Task material →
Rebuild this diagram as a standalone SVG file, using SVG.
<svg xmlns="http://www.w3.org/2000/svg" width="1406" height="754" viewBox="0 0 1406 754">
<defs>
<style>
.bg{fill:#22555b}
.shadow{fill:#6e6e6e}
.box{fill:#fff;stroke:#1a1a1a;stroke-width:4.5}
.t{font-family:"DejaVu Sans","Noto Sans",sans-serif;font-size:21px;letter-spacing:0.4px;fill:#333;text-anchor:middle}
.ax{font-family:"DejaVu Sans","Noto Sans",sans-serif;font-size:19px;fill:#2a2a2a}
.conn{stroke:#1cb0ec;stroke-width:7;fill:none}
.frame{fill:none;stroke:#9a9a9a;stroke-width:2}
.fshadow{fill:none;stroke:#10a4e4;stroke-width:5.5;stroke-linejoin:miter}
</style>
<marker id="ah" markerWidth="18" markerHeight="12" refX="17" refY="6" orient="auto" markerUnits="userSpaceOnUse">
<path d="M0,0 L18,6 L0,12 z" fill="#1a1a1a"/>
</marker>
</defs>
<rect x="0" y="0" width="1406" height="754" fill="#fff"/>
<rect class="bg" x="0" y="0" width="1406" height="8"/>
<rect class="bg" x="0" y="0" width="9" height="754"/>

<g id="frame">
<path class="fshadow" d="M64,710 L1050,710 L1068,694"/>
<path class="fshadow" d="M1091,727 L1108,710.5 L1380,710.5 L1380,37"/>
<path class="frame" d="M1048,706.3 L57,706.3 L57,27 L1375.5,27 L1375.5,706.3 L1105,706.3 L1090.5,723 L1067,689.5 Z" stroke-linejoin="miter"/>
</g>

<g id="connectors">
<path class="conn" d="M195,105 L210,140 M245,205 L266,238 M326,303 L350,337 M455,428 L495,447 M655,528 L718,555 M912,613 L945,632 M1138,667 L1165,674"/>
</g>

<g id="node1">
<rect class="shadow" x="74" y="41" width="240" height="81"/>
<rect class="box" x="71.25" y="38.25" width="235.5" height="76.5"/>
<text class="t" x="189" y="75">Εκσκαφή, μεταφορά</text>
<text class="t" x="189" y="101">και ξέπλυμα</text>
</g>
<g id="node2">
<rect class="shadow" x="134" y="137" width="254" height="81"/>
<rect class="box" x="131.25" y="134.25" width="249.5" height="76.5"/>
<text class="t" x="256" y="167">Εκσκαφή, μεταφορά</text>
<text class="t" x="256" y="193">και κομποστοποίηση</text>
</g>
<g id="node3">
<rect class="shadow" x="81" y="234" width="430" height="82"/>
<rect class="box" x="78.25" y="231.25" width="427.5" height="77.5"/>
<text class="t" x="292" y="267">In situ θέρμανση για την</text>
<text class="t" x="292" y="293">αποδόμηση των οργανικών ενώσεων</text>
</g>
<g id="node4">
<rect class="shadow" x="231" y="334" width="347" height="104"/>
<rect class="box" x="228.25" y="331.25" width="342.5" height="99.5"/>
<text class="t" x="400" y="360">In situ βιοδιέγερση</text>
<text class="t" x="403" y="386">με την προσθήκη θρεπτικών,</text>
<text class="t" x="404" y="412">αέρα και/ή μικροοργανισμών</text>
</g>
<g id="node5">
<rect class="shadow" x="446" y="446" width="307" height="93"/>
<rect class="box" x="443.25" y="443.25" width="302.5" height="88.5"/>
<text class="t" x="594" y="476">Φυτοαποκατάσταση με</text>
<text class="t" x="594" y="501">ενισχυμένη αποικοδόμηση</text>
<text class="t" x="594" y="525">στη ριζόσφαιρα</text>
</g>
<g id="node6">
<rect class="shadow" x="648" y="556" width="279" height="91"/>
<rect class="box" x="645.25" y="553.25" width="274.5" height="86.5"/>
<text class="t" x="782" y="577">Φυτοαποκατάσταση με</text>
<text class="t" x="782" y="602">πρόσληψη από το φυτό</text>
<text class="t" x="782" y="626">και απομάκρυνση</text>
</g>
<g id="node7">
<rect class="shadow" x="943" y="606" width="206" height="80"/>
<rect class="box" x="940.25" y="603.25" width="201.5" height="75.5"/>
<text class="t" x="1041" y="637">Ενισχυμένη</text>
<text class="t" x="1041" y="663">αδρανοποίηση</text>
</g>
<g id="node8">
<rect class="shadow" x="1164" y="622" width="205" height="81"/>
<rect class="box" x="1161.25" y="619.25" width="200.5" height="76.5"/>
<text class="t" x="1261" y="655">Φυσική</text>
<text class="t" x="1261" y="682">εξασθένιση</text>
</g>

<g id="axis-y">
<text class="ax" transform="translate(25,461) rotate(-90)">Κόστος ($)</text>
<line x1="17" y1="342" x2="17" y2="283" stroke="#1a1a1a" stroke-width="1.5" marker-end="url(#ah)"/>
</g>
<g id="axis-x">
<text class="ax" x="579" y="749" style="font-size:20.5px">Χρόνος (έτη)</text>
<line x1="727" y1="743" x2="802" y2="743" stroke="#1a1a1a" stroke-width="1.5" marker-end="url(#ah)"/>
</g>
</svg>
---
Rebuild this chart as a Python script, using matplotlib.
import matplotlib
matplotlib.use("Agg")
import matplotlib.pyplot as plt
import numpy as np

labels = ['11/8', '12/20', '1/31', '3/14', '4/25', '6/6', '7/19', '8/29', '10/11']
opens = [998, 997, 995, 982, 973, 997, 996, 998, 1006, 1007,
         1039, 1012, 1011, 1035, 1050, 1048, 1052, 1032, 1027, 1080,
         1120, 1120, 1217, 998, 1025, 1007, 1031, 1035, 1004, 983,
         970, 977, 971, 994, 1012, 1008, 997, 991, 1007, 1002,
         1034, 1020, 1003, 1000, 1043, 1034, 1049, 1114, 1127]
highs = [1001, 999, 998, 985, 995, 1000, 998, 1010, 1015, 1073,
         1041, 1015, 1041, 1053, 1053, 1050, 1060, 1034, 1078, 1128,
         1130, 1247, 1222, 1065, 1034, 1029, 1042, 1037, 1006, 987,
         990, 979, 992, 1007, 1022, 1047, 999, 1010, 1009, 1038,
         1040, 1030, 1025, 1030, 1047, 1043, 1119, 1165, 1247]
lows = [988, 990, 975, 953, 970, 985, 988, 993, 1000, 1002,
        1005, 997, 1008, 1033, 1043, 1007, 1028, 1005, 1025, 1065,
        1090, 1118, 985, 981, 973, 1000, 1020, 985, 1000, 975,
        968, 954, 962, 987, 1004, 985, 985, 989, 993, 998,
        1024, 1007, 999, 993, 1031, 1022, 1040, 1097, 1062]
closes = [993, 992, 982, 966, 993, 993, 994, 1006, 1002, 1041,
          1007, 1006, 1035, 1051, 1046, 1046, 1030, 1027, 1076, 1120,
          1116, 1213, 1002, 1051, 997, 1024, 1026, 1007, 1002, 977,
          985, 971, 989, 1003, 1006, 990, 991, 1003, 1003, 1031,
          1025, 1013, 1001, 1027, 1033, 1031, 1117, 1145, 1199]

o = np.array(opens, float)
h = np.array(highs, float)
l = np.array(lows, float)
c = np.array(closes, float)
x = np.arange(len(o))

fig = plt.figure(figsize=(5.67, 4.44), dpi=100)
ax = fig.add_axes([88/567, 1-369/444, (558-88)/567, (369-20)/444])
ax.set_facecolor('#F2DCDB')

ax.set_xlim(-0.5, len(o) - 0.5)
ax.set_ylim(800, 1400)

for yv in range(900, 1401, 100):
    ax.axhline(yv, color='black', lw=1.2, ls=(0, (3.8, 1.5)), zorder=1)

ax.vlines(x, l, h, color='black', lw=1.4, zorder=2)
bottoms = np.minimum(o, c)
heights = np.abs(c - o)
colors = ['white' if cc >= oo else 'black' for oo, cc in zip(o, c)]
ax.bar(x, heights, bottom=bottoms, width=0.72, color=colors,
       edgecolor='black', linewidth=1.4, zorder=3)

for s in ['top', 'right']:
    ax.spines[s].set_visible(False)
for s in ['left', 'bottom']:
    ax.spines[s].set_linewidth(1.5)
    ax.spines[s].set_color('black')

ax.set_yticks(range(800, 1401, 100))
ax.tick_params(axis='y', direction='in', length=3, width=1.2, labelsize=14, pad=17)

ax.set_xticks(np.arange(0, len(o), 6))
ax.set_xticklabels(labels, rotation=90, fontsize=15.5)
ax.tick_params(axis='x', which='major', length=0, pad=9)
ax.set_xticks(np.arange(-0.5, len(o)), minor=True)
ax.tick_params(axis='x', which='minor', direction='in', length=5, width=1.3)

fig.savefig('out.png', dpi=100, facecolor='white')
---
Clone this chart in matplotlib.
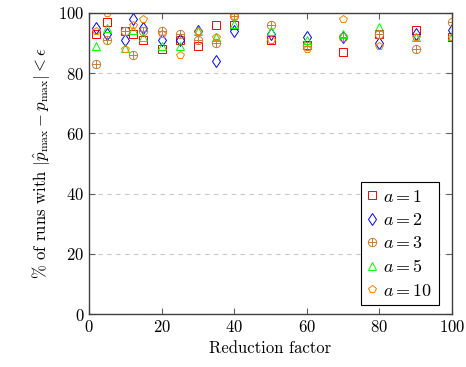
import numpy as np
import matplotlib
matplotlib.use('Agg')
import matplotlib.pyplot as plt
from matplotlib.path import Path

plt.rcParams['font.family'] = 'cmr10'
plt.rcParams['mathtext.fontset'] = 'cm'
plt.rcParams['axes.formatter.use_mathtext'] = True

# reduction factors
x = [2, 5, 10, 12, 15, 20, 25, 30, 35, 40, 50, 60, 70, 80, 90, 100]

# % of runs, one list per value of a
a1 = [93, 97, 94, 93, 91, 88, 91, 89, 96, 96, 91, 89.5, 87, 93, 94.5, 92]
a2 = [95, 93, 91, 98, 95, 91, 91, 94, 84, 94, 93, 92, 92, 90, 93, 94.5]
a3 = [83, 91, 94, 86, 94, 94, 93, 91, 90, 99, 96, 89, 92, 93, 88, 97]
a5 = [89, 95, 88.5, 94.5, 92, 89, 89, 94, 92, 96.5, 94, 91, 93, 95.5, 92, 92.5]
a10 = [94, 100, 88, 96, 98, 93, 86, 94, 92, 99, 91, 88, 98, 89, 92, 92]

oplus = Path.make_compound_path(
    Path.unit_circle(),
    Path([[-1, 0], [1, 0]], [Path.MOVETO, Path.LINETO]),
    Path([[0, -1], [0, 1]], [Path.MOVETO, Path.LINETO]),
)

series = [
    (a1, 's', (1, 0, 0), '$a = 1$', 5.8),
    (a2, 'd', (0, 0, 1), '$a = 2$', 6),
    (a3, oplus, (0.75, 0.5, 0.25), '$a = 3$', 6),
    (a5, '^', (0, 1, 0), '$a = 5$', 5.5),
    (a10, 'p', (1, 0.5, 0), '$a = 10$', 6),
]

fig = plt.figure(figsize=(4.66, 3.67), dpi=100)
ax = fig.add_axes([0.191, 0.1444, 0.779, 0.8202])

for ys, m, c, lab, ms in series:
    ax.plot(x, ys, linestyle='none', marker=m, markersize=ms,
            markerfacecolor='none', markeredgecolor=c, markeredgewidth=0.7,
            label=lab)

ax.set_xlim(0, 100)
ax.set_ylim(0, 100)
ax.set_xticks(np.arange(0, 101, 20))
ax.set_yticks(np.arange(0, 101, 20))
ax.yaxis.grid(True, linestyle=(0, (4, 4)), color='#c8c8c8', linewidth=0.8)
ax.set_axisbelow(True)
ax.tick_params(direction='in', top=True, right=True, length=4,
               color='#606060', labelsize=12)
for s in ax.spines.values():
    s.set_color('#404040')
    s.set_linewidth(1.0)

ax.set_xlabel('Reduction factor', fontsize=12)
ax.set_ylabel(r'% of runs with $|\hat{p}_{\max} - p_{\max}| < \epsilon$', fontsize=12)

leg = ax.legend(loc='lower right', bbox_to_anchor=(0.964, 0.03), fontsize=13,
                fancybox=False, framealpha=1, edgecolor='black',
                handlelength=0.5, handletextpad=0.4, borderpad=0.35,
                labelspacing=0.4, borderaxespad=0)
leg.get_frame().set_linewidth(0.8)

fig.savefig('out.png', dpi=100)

Work to be completed →
Quote exactly what appears from the line containing "Clone this chart in matplotlib." through the line containing "80, 90, 100]", both included, except for the pictures, and nothing more.

Expected output →
Clone this chart in matplotlib.
import numpy as np
import matplotlib
matplotlib.use('Agg')
import matplotlib.pyplot as plt
from matplotlib.path import Path

plt.rcParams['font.family'] = 'cmr10'
plt.rcParams['mathtext.fontset'] = 'cm'
plt.rcParams['axes.formatter.use_mathtext'] = True

# reduction factors
x = [2, 5, 10, 12, 15, 20, 25, 30, 35, 40, 50, 60, 70, 80, 90, 100]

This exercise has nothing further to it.